Although sentiment weakened slightly this autumn, small and medium-sized enterprises are still in good shape. This was demonstrated by the results of the SME survey we carried out this autumn. 89 percent of the participating companies continue to rate their current business situation as “good” or “very good”. Their equity ratios have also improved again compared with our spring survey, to 28.1 percent of total capitalisation. However, business expectations for the next six months were scaled back considerably, with the balance of responses falling from 32.5 points in spring to “only” 21.2” points.
International risks, such as the trade war between the United States and China and the pending Brexit, are having just as much an impact on the significantly less optimistic expectations as on the shortage of skilled workers, which is meanwhile weighing on four out of five SMEs. Small and medium-sized enterprises therefore continue to drive their personnel recruitment campaign: more than a quarter of SMEs intend to further extend their staff base. They are also looking to raise prices again considerably, with more than a third of companies participating in the survey wanting to increase their prices. This compares with only 27 percent six months ago.

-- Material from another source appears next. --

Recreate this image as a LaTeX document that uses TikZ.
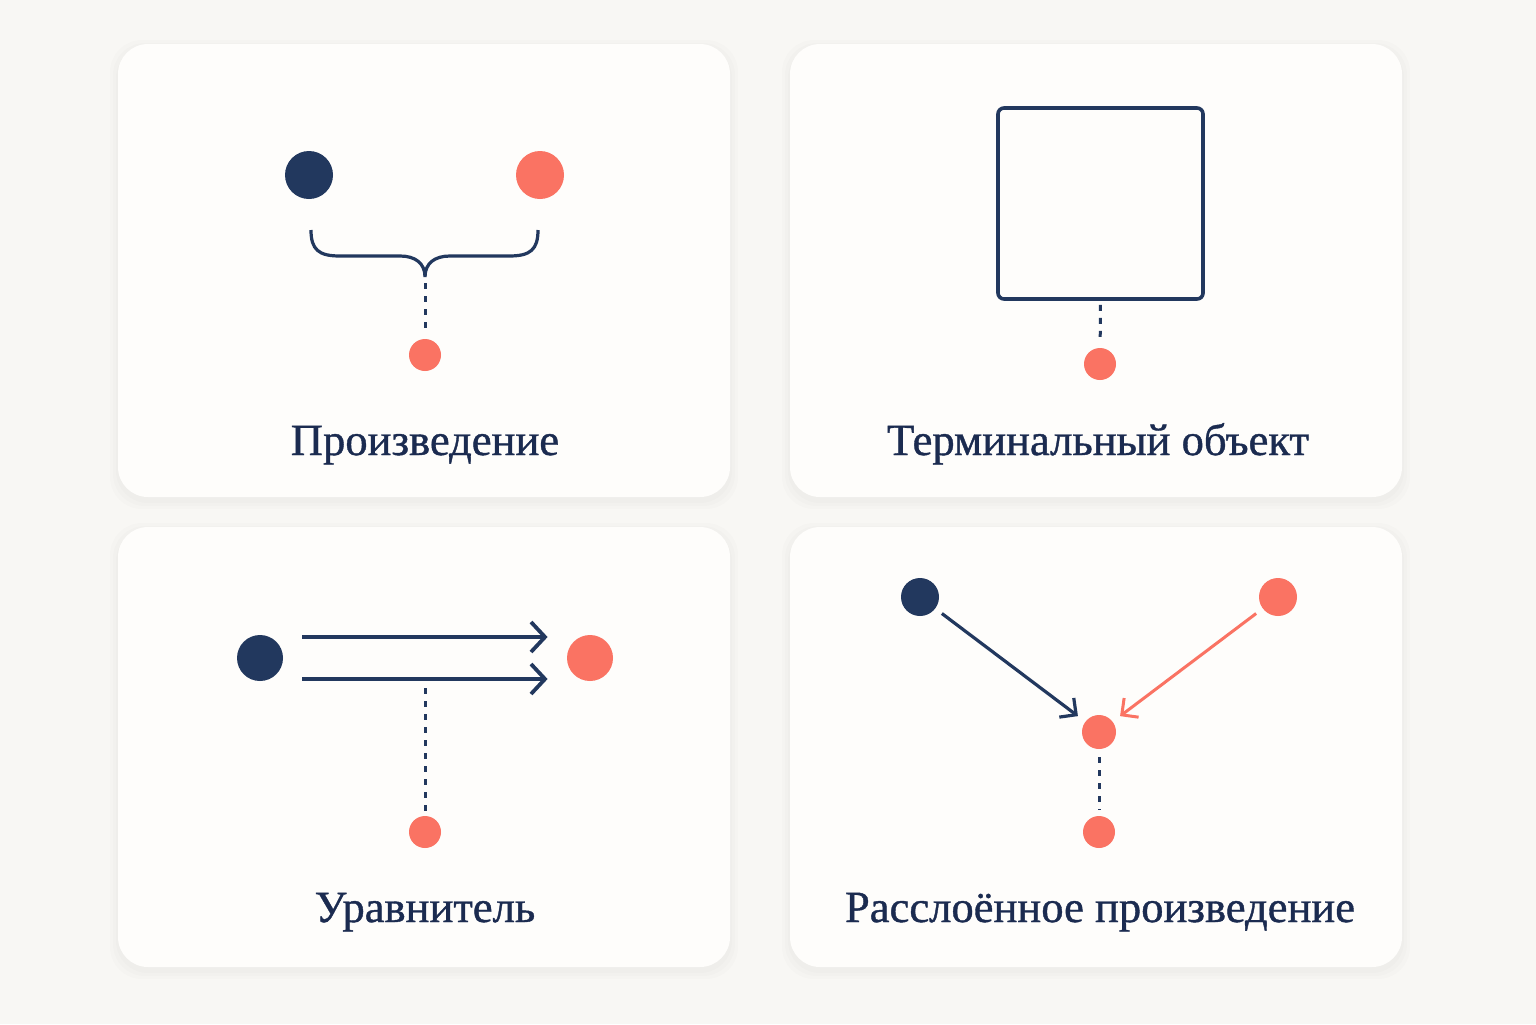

A shortage of skilled workers is not the only major challenge facing SMEs. They are not immune either to the mega trends of digitalisation and globalisation. It is becoming increasingly necessary to make meaningful and opportune use of modern digital technologies to secure long-term success. It is therefore encouraging to see that medium-sized companies have no fear of grasping digitalisation and have already implemented technologies such as the internet of things (IoT) and robotics. They also exhibit an open-minded approach to digital innovations in the financial sector, including the introduction of the new PSD2 payment services directive and instant payment.
At least 54.6 percent of the participating companies currently have operations abroad. However, this share is down slightly compared with the spring survey, reflecting the slowdown in global trade. Nonetheless, the globalisation trajectory does not come to a halt for SMEs either: almost half of the medium sized companies believe it is likely that foreign shareholders are invested in companies in their sector. In fact, 61.8 percent of the participants believe Chinese shareholders are gaining in importance in German SMEs.
The positive signals of our autumn survey prevail overall: small and medium-sized enterprises in Germany are on course for another successful year. The growth momentum will, however, ease.